According to a news report, the Power Division had suggested clearing Rs1.8 trillion owed to independent power producers (IPPs) and government-owned plants by issuing Pakistan Investment Bonds (PIBs) at a fixed five-year interest rate or through Islamic bonds. This strategy would have eliminated the Rs3.80 per unit debt servicing surcharge currently imposed on electricity bills.
The surcharge, collected to pay interest on outstanding dues, particularly Rs390 billion owed to Chinese power plants, contributed Rs335 billion in revenues during the last fiscal year. However, the Finance Ministry opposed transferring the burden to the federal government’s books, citing unresolved inefficiencies in the power sector, including line losses, theft, and low recoveries.

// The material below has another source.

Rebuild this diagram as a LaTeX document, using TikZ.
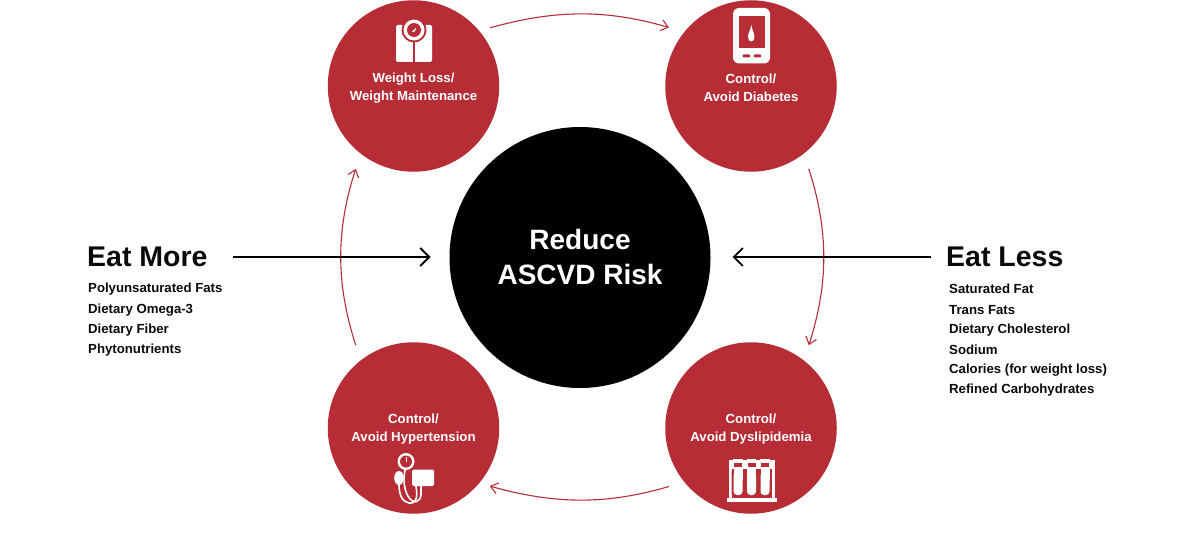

In the first quarter of FY2024-25, grid electricity demand declined by 8%, driven by consumers shifting to rooftop solar panels to mitigate high electricity costs, which hover around Rs65-70 per unit, including taxes and surcharges.

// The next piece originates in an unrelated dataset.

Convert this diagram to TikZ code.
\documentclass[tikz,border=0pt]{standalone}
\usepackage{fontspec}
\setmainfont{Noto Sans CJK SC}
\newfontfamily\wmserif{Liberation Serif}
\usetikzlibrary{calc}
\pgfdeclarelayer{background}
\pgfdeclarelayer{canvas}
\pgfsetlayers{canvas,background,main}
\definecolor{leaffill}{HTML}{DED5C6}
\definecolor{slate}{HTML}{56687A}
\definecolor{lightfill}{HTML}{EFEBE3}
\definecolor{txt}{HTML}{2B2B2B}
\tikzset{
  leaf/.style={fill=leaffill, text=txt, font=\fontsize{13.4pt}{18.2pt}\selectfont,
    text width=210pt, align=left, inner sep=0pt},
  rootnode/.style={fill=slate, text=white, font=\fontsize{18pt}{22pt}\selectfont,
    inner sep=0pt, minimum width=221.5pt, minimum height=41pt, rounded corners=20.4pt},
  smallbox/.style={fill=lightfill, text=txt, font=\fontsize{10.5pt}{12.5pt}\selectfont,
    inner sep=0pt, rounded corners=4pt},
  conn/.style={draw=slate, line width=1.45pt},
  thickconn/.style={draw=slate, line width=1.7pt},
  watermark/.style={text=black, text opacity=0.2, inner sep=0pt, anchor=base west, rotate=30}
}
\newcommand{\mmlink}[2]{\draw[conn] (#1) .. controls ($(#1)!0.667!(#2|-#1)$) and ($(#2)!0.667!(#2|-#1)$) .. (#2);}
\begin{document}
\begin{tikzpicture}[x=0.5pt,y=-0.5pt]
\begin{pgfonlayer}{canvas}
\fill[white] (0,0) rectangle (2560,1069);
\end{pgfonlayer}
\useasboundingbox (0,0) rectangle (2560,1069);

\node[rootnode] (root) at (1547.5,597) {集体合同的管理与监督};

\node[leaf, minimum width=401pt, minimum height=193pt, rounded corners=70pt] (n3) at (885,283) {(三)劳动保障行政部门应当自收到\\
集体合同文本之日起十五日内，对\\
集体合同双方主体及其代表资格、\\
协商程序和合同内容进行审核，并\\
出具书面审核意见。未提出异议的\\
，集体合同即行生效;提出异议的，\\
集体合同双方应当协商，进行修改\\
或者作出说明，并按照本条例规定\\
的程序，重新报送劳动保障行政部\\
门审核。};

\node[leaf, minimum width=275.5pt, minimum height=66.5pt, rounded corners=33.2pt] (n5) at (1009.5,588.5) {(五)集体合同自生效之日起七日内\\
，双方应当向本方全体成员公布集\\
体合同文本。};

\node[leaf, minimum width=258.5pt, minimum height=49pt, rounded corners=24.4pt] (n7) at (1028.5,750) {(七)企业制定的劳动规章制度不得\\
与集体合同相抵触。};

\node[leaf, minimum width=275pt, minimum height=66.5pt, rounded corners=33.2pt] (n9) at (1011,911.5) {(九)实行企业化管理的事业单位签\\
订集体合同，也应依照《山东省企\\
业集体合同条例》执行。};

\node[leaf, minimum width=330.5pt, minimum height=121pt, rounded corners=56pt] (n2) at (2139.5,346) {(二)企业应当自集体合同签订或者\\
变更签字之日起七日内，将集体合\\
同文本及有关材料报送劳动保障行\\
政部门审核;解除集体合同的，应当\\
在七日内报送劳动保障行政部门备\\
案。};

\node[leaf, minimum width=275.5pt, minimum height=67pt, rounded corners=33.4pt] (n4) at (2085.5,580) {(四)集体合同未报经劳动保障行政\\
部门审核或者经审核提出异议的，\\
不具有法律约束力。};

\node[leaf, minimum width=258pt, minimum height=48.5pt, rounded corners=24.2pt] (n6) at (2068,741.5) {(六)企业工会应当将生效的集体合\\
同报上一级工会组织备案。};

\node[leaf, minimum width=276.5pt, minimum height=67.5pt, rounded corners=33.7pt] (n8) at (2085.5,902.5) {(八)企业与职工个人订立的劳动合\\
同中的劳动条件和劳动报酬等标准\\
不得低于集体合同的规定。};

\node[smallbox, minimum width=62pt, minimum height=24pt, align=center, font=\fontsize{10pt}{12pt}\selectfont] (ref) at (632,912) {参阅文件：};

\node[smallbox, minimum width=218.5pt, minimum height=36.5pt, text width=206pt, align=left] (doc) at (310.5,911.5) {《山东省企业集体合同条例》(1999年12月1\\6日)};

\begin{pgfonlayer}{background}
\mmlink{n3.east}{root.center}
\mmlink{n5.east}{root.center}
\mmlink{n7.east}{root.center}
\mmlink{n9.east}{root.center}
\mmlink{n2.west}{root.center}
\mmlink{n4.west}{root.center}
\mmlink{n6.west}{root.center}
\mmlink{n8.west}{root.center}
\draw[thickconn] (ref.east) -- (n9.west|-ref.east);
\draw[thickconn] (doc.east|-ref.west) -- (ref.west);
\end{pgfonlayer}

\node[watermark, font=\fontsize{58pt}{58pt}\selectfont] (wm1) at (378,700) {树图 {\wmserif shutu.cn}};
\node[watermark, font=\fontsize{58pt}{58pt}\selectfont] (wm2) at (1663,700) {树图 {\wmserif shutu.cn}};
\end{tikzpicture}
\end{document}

The Finance Ministry further noted that these systemic inefficiencies have inflated circular debt, which reached Rs2.4 trillion, of which Rs1.8 trillion accrues interest. Despite law enforcement involvement, theft and recovery losses are projected to rise to Rs637 billion this fiscal year, up from Rs591 billion last year.
Efforts to renegotiate energy debt terms with China, including rescheduling repayments and shifting obligations from USD to yuan, have also faltered. Chinese companies have refused to alter agreed-upon terms related to profits and idle capacity payments, leaving Pakistan unable to finalize a memorandum of understanding (MoU) during the Chinese premier’s recent visit.
With $2 billion in energy debt repayments due this fiscal year, Pakistan continues to negotiate with local power plants under the 2002 policy to potentially reduce tariffs by Rs2-3 per unit. However, the challenge of systemic inefficiencies remains a significant barrier to any meaningful tariff reduction.